### EXERCISE REQUIREMENTS
Using the data below, copy each line that includes the word "Clone".

### DATASET ROWS
==*==
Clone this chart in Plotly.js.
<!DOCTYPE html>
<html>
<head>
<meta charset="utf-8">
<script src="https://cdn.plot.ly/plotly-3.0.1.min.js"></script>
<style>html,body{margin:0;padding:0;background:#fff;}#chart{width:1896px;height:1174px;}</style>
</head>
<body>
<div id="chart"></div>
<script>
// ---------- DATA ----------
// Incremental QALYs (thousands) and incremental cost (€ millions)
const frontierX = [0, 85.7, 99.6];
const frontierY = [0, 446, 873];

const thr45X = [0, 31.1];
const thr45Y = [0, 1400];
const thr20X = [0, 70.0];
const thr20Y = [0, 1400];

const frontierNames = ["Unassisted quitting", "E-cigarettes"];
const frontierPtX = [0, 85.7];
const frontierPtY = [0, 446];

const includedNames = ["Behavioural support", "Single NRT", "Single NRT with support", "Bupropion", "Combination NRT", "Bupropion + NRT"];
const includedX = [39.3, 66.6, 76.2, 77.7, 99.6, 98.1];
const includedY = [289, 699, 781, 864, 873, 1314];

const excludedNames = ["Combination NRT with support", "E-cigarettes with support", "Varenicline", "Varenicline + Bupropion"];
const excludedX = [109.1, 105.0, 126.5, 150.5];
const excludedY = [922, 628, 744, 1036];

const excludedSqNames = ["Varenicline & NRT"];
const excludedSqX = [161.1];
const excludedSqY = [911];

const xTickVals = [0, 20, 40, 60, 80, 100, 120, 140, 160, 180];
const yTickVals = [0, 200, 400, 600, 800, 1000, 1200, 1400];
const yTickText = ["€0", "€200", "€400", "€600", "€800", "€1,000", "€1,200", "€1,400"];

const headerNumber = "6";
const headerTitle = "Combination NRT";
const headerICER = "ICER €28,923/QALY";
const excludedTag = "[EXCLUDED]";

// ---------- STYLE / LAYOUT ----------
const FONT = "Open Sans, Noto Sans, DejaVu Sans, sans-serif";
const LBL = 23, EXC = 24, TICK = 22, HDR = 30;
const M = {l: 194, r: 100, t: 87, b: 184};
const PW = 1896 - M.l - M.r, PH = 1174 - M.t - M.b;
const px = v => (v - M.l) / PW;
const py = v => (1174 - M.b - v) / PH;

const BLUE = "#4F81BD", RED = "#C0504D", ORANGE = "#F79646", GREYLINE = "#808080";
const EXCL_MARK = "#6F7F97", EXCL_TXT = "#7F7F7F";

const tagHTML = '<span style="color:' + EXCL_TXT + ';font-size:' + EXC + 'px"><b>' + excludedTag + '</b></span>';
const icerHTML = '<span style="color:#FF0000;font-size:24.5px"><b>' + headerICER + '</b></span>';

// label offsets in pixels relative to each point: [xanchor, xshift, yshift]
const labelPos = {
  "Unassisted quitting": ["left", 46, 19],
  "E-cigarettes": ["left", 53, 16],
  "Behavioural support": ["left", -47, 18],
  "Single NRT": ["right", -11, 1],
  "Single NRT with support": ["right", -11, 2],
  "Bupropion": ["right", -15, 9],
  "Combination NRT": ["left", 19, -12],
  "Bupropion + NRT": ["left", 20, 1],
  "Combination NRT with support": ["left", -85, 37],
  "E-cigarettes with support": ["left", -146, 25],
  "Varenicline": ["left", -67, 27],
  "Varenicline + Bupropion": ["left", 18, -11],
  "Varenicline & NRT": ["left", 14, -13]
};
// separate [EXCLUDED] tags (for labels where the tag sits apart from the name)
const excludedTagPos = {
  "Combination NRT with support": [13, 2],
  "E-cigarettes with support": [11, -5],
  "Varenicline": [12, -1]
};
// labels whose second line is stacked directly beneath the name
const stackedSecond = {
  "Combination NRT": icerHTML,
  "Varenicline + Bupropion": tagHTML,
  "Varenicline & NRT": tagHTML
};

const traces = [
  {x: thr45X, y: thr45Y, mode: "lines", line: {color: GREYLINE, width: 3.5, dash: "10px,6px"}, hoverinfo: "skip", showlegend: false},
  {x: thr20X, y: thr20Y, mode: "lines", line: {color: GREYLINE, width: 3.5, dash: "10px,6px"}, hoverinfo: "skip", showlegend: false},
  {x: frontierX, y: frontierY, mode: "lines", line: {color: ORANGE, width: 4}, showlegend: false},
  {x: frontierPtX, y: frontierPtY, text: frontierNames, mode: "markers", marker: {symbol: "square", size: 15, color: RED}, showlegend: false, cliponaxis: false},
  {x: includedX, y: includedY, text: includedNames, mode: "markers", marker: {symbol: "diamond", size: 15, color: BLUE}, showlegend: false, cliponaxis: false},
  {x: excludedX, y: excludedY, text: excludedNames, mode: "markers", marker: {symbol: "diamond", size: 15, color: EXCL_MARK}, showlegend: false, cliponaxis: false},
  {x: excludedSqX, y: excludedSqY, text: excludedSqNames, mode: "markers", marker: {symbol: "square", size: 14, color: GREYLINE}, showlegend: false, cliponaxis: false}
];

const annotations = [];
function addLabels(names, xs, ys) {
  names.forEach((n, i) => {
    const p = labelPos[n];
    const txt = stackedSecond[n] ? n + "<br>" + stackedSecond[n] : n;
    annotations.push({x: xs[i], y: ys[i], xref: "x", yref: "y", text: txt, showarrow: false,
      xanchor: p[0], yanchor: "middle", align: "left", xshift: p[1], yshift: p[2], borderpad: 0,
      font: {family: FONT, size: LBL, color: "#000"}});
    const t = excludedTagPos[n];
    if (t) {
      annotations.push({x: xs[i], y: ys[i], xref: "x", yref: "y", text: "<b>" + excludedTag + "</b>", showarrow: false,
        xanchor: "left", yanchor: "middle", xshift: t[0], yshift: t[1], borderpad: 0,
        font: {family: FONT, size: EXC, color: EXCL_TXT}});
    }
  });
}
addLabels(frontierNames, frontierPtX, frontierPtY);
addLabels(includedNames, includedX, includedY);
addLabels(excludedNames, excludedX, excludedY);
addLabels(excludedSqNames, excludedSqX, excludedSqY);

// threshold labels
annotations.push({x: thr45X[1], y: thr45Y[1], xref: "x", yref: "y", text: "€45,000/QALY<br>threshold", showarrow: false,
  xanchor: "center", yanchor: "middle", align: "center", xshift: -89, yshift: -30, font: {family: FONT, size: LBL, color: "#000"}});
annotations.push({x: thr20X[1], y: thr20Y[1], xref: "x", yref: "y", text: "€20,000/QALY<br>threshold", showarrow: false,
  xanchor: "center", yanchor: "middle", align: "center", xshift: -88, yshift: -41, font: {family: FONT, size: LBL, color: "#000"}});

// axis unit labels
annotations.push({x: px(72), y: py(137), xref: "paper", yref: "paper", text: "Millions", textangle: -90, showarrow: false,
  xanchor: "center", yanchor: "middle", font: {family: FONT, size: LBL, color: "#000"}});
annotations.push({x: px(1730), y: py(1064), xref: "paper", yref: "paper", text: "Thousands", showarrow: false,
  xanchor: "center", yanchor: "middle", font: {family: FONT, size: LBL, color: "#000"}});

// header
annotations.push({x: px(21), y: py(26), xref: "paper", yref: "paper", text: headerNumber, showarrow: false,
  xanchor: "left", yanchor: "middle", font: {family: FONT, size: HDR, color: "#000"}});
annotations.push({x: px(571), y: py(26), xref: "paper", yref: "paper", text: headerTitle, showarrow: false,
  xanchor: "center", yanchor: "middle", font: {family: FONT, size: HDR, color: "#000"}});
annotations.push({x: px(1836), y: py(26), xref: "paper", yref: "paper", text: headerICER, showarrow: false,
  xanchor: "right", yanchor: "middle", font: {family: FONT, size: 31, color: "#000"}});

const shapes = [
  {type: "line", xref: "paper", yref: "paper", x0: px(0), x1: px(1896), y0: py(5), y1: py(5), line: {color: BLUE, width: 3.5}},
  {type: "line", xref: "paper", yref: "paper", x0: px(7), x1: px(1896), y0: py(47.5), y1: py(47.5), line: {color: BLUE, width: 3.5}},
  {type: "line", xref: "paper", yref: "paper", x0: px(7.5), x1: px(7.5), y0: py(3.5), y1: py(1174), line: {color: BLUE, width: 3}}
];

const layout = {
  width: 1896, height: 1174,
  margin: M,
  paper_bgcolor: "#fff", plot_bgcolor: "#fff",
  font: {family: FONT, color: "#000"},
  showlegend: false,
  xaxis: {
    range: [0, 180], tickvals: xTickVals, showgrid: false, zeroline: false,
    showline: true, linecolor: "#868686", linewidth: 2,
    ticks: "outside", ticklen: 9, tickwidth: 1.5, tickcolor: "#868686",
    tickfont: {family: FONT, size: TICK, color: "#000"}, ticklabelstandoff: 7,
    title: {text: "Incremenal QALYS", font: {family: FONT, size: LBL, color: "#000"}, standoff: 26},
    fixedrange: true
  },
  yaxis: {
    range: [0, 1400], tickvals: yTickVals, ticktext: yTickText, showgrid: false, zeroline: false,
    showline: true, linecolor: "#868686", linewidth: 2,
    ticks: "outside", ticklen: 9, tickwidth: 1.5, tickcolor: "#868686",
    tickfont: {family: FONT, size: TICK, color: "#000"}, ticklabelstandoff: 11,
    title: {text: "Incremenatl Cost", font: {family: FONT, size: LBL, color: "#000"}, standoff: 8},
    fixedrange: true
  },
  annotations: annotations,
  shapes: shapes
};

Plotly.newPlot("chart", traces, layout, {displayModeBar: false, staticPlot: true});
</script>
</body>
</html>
==*==
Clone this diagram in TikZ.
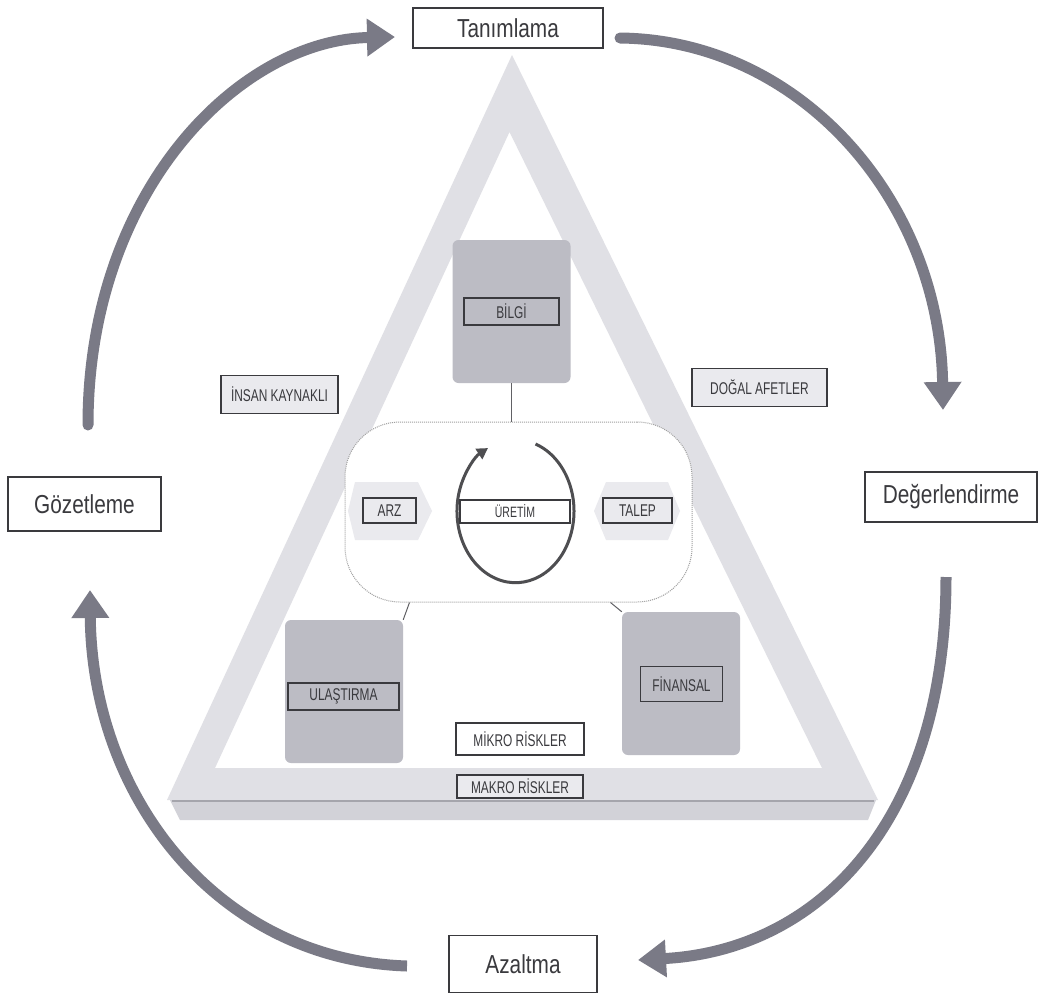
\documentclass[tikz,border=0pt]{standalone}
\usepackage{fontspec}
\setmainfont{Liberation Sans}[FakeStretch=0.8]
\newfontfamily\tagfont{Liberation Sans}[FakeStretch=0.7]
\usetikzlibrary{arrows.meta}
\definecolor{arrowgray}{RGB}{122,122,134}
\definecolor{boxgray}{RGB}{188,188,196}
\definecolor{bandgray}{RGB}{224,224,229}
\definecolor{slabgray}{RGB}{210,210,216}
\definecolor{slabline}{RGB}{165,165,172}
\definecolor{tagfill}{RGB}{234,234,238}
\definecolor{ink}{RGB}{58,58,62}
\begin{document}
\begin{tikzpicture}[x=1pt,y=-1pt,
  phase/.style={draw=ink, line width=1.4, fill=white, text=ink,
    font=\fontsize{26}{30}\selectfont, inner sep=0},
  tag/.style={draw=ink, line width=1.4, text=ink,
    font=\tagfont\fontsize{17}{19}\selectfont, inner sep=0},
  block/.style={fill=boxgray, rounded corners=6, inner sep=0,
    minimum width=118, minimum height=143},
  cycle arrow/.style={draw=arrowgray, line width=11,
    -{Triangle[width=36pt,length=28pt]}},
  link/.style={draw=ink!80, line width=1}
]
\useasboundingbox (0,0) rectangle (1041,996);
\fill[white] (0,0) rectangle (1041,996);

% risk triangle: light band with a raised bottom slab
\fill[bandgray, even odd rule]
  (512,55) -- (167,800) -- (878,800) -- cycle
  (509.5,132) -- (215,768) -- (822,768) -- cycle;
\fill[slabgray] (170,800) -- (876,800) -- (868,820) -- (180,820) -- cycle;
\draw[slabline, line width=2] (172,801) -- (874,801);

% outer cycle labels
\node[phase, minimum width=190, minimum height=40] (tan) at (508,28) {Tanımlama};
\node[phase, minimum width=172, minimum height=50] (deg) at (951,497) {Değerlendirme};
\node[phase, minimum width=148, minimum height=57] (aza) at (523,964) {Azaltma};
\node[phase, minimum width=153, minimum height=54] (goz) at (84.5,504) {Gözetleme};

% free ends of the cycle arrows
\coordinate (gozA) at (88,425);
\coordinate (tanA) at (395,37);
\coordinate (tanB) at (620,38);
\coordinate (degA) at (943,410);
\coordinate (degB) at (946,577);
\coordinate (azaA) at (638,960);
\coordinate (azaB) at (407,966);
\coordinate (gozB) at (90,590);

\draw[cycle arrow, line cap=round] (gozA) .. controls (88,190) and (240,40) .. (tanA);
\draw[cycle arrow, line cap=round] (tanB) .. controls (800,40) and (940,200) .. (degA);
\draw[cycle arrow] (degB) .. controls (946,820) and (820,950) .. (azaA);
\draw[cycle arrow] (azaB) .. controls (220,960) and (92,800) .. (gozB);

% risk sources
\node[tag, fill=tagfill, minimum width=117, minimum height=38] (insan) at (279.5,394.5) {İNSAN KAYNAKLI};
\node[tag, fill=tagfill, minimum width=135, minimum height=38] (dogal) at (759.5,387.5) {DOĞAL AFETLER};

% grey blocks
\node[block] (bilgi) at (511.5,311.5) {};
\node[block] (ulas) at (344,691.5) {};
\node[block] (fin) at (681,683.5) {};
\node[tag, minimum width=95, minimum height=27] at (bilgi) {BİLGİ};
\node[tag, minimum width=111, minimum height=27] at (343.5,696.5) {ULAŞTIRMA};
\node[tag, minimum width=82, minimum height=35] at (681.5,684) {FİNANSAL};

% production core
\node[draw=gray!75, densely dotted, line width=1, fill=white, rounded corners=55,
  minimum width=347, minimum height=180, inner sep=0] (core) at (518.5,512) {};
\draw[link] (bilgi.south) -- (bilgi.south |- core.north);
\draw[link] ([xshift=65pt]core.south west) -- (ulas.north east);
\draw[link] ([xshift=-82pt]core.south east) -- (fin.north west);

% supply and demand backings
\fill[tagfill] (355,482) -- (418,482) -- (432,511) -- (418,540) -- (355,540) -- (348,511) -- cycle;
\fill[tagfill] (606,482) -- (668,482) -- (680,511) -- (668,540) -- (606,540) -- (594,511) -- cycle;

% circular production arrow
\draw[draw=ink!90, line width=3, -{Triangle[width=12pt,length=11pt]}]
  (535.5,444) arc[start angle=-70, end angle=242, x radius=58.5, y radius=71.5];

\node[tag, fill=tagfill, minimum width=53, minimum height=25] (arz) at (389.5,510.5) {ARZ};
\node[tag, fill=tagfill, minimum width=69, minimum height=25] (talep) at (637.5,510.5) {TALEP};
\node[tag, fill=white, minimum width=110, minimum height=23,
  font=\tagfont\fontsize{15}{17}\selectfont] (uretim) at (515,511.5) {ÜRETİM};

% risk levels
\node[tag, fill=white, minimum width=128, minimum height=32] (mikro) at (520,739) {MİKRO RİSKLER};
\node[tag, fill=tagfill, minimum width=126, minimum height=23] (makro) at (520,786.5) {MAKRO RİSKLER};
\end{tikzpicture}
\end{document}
==*==
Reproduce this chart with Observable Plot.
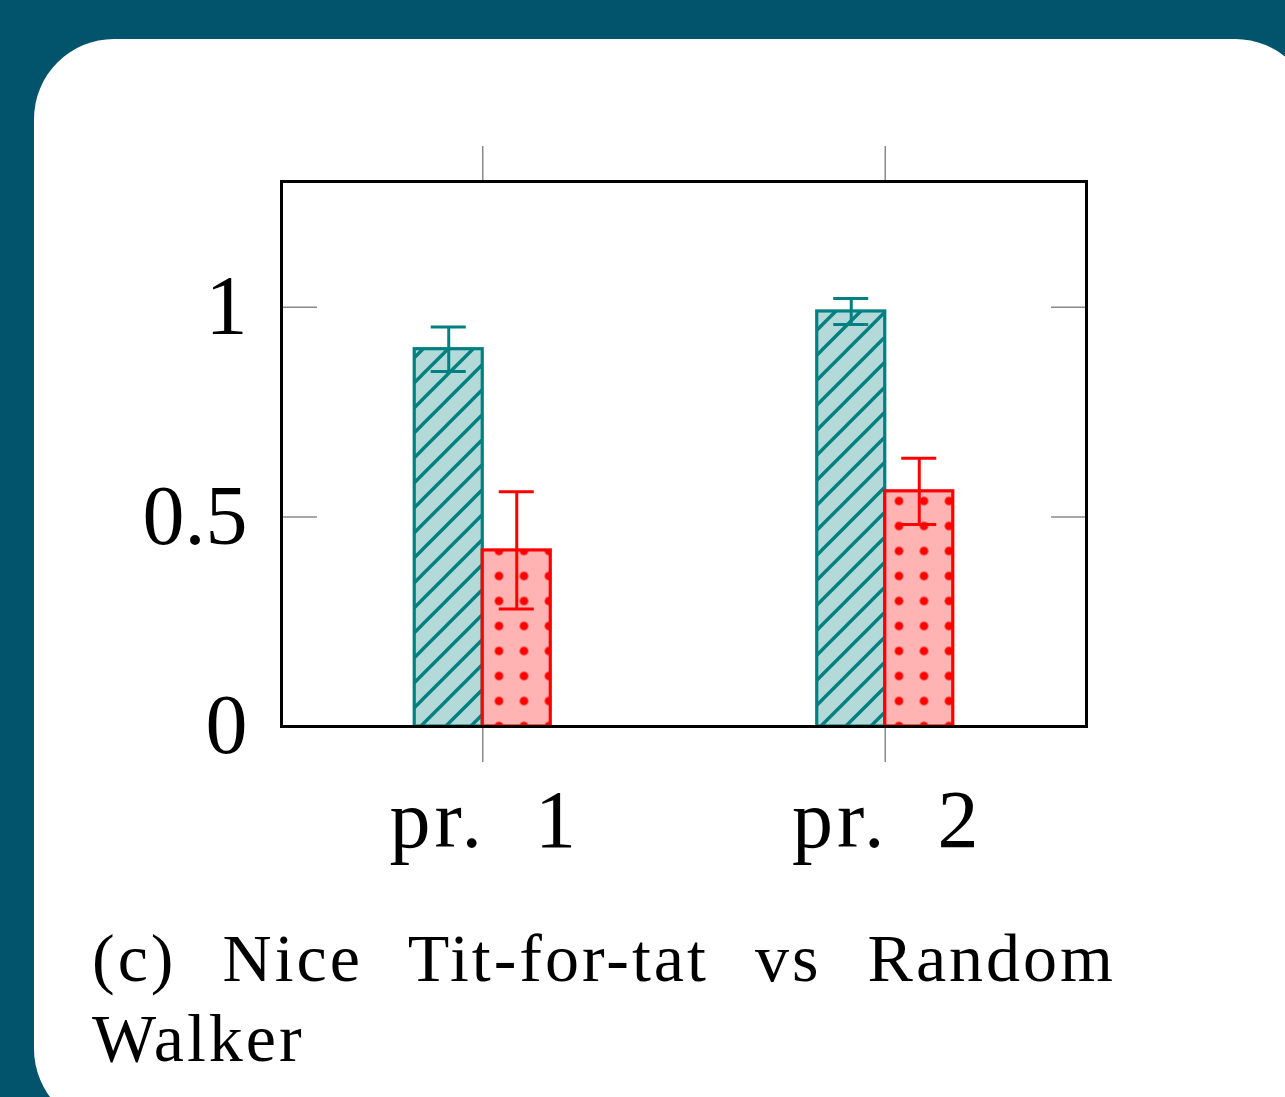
==*==
### SOLUTION TO THE EXERCISE
Clone this chart in Plotly.js.
Clone this diagram in TikZ.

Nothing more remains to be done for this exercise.